### WHAT YOU ARE ASKED TO DO
Copy out each line exactly as it appears.

--------------------------------

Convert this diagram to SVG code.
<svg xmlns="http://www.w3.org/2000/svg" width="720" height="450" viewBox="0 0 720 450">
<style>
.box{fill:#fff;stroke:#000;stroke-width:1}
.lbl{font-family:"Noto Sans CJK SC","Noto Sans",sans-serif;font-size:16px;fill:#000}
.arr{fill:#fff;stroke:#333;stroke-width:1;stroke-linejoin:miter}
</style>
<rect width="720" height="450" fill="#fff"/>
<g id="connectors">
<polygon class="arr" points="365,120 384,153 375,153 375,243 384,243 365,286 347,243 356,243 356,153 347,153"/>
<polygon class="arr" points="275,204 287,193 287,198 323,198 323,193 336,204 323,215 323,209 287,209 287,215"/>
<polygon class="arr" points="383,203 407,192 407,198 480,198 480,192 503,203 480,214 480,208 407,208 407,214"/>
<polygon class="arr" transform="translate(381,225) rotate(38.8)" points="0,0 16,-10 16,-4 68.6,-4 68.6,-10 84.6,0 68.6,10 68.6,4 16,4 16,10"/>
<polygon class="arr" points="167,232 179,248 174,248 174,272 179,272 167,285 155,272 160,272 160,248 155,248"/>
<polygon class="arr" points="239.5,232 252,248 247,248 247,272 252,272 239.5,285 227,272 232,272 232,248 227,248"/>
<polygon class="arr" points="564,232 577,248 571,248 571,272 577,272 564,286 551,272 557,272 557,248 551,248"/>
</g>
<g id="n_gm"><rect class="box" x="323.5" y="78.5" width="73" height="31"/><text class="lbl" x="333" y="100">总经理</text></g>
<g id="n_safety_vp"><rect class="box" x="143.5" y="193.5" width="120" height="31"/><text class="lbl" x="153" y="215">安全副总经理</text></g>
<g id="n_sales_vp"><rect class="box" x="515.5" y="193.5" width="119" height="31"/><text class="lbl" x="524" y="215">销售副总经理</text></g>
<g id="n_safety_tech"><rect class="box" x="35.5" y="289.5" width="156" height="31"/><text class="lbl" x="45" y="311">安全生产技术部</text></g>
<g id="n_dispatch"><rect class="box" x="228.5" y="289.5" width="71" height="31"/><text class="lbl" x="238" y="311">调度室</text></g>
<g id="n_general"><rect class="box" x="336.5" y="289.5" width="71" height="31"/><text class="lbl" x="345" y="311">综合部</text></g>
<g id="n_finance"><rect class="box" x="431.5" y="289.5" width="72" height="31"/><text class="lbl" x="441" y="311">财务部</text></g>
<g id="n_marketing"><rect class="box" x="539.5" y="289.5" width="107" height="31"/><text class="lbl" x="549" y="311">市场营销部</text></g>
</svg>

--------------------------------

### RESPONSE BELOW
Convert this diagram to SVG code.
<svg xmlns="http://www.w3.org/2000/svg" width="720" height="450" viewBox="0 0 720 450">
<style>
.box{fill:#fff;stroke:#000;stroke-width:1}
.lbl{font-family:"Noto Sans CJK SC","Noto Sans",sans-serif;font-size:16px;fill:#000}
.arr{fill:#fff;stroke:#333;stroke-width:1;stroke-linejoin:miter}
</style>
<rect width="720" height="450" fill="#fff"/>
<g id="connectors">
<polygon class="arr" points="365,120 384,153 375,153 375,243 384,243 365,286 347,243 356,243 356,153 347,153"/>
<polygon class="arr" points="275,204 287,193 287,198 323,198 323,193 336,204 323,215 323,209 287,209 287,215"/>
<polygon class="arr" points="383,203 407,192 407,198 480,198 480,192 503,203 480,214 480,208 407,208 407,214"/>
<polygon class="arr" transform="translate(381,225) rotate(38.8)" points="0,0 16,-10 16,-4 68.6,-4 68.6,-10 84.6,0 68.6,10 68.6,4 16,4 16,10"/>
<polygon class="arr" points="167,232 179,248 174,248 174,272 179,272 167,285 155,272 160,272 160,248 155,248"/>
<polygon class="arr" points="239.5,232 252,248 247,248 247,272 252,272 239.5,285 227,272 232,272 232,248 227,248"/>
<polygon class="arr" points="564,232 577,248 571,248 571,272 577,272 564,286 551,272 557,272 557,248 551,248"/>
</g>
<g id="n_gm"><rect class="box" x="323.5" y="78.5" width="73" height="31"/><text class="lbl" x="333" y="100">总经理</text></g>
<g id="n_safety_vp"><rect class="box" x="143.5" y="193.5" width="120" height="31"/><text class="lbl" x="153" y="215">安全副总经理</text></g>
<g id="n_sales_vp"><rect class="box" x="515.5" y="193.5" width="119" height="31"/><text class="lbl" x="524" y="215">销售副总经理</text></g>
<g id="n_safety_tech"><rect class="box" x="35.5" y="289.5" width="156" height="31"/><text class="lbl" x="45" y="311">安全生产技术部</text></g>
<g id="n_dispatch"><rect class="box" x="228.5" y="289.5" width="71" height="31"/><text class="lbl" x="238" y="311">调度室</text></g>
<g id="n_general"><rect class="box" x="336.5" y="289.5" width="71" height="31"/><text class="lbl" x="345" y="311">综合部</text></g>
<g id="n_finance"><rect class="box" x="431.5" y="289.5" width="72" height="31"/><text class="lbl" x="441" y="311">财务部</text></g>
<g id="n_marketing"><rect class="box" x="539.5" y="289.5" width="107" height="31"/><text class="lbl" x="549" y="311">市场营销部</text></g>
</svg>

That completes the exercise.